Explore several different ways families can develop bilingual skills in their children

Maybe you want your kids to learn Spanish or Mandarin. Perhaps it’s because it’s your heritage, or maybe you want your kids to be successful in an ever-changing global world. Whatever your reason for wanting to raise bilingual kids, you are not alone and you will likely find much support right in your own community. Here are five ways other families have done the same:

  1. Travel internationally extensively - If you can afford it, take your kids to Spain, France, Italy, Greece or Portugal for a month this summer. Stay for as long as possible. Engage with the natives. If you have relatives overseas, convince them to take your kids for a summer holiday. Immersion in a new language helps greatly with acquisition.
  2. Pay for language lessons - Less expensive than international travel but much less effective for language learners. Try to hire a tutor who is a native speaker of the new language your child is learning. Once weekly is not enough for exposure, learning and practice, so daily lessons are ideal, if at all possible, and must include regular conversation, vocabulary and grammar components.
  3. Host a Cultural Exchange student - If you can’t go there, bring it home. High school kids love to learn from their peers, so if your kids are taking a language, consider hosting an exchange student from a country where that language is spoken. There is a cost associated and you are responsible for a high school senior in your home for several weeks, but it can be a valuable experience for all involved.

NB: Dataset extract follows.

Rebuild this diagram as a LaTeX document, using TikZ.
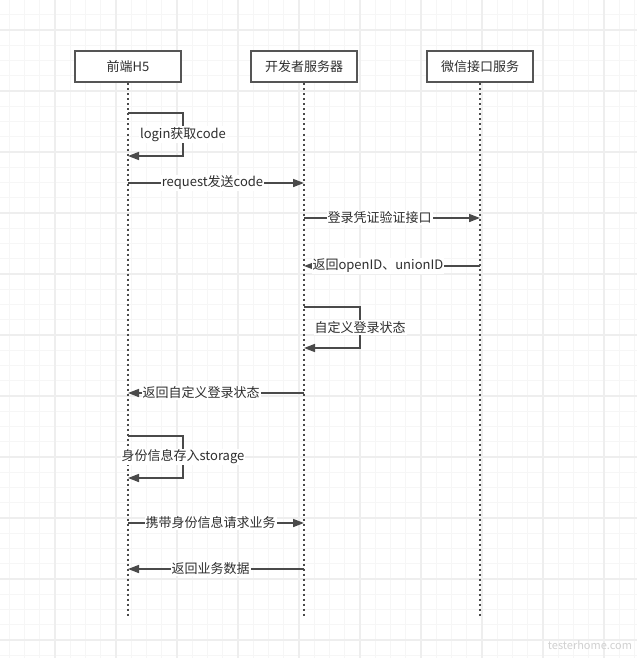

Your kids will become instantly popular, too, as a side benefit.
  4. Teach them at home - Parents are the first teachers, even if you don’t homeschool. If you are fluent in the language, teach your kids. On small cards or sticky notes, write words in English and the new language and place them everywhere. Use both languages when you speak to your kids. Make a game out of learning. Say it in one language and ask your child to translate what you said or reply in the second language.

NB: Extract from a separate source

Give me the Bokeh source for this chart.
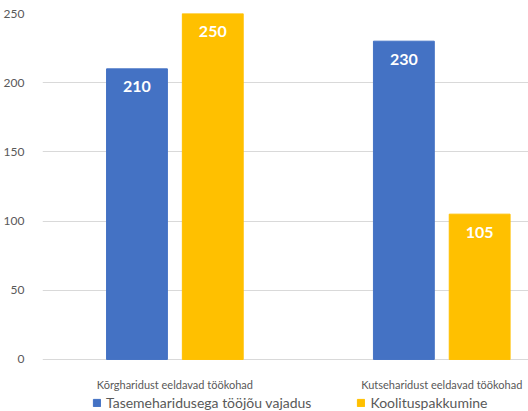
from bokeh.plotting import figure
from bokeh.models import ColumnDataSource, FixedTicker, Range1d, Legend, LegendItem
from bokeh.core.properties import value
from bokeh.embed import file_html
from bokeh.resources import INLINE

categories = ["Kõrgharidust eeldavad töökohad", "Kutseharidust eeldavad töökohad"]
series_names = ["Tasemeharidusega tööjõu vajadus", "Koolituspakkumine"]
demand = [210, 230]
supply = [250, 105]
y_ticks = [0, 50, 100, 150, 200, 250]
colors = ["#4472C4", "#FFC000"]

FONT = "Lato"
xs = list(range(len(categories)))
off = 0.142
bw = 0.228

p = figure(width=528, height=411, output_backend="svg", toolbar_location=None,
           x_range=Range1d(-0.496, 1.325), y_range=Range1d(-37.6, 250),
           min_border_left=40, min_border_right=0, min_border_top=13, min_border_bottom=0)
p.outline_line_color = None
p.background_fill_color = "white"
p.border_fill_color = "white"

src1 = ColumnDataSource(dict(x=[v - off for v in xs], top=demand, lab=[str(v) for v in demand]))
src2 = ColumnDataSource(dict(x=[v + off for v in xs], top=supply, lab=[str(v) for v in supply]))
r1 = p.vbar(x="x", top="top", bottom=0, width=bw, source=src1, color=colors[0])
r2 = p.vbar(x="x", top="top", bottom=0, width=bw, source=src2, color=colors[1])

for s in (src1, src2):
    p.text(x="x", y="top", text="lab", source=s, y_offset=18, text_align="center",
           text_baseline="middle", text_color="white", text_font=value(FONT),
           text_font_style="bold", text_font_size="16px")

cat_src = ColumnDataSource(dict(x=xs, y=[0] * len(xs), t=categories))
p.text(x="x", y="y", text="t", source=cat_src, y_offset=25, text_align="center",
       text_baseline="middle", text_color="#595959", text_font=value(FONT),
       text_font_size="11px")

p.xgrid.grid_line_color = None
p.ygrid.grid_line_color = "#d9d9d9"
p.ygrid.ticker = FixedTicker(ticks=y_ticks)

p.yaxis.ticker = FixedTicker(ticks=y_ticks)
p.yaxis.axis_line_color = None
p.yaxis.major_tick_line_color = None
p.yaxis.minor_tick_line_color = None
p.yaxis.major_label_text_font = FONT
p.yaxis.major_label_text_font_size = "12px"
p.yaxis.major_label_text_color = "#595959"
p.yaxis.major_label_standoff = 12

p.xaxis.visible = False

legend = Legend(items=[LegendItem(label=series_names[0], renderers=[r1]),
                       LegendItem(label=series_names[1], renderers=[r2])],
                orientation="horizontal", location=(50, 0),
                label_text_font=FONT, label_text_font_size="14px",
                label_text_color="#595959", glyph_width=9, glyph_height=9,
                spacing=45, border_line_color=None, background_fill_alpha=0,
                padding=2, margin=0)
p.add_layout(legend, "center")

open("out.html", "w").write(file_html(p, INLINE))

  5. Host an Au Pair - Get more for your buck with childcare and other childcare-related duties because your Au Pair can provide language immersion, daily conversation practice and genuine cultural exchange all in the comfort of your own home. You even get a babysitter up to 45 hours every week! This US DOS-overseen program truly is mutually beneficial. Many Au Pair Agencies are designated to sponsor Visas and handle all the logistics for a smooth process.

Investing in helping your kids become bilingual is worth every penny and all the effort. Create an environment at home that is conducive to learning and acceptance of new and different experiences. Provide bilingual books, toys and music. It’s true what they say about bilingual kids. They are smarter. They are more accepting of those with differences. They appreciate other cultures more. Don’t wait until high school to expose your kids to a second, or third language. Research has proven young kids, even babies, can handle it and will become more fluent if language learning is started sooner than high school. Go learn!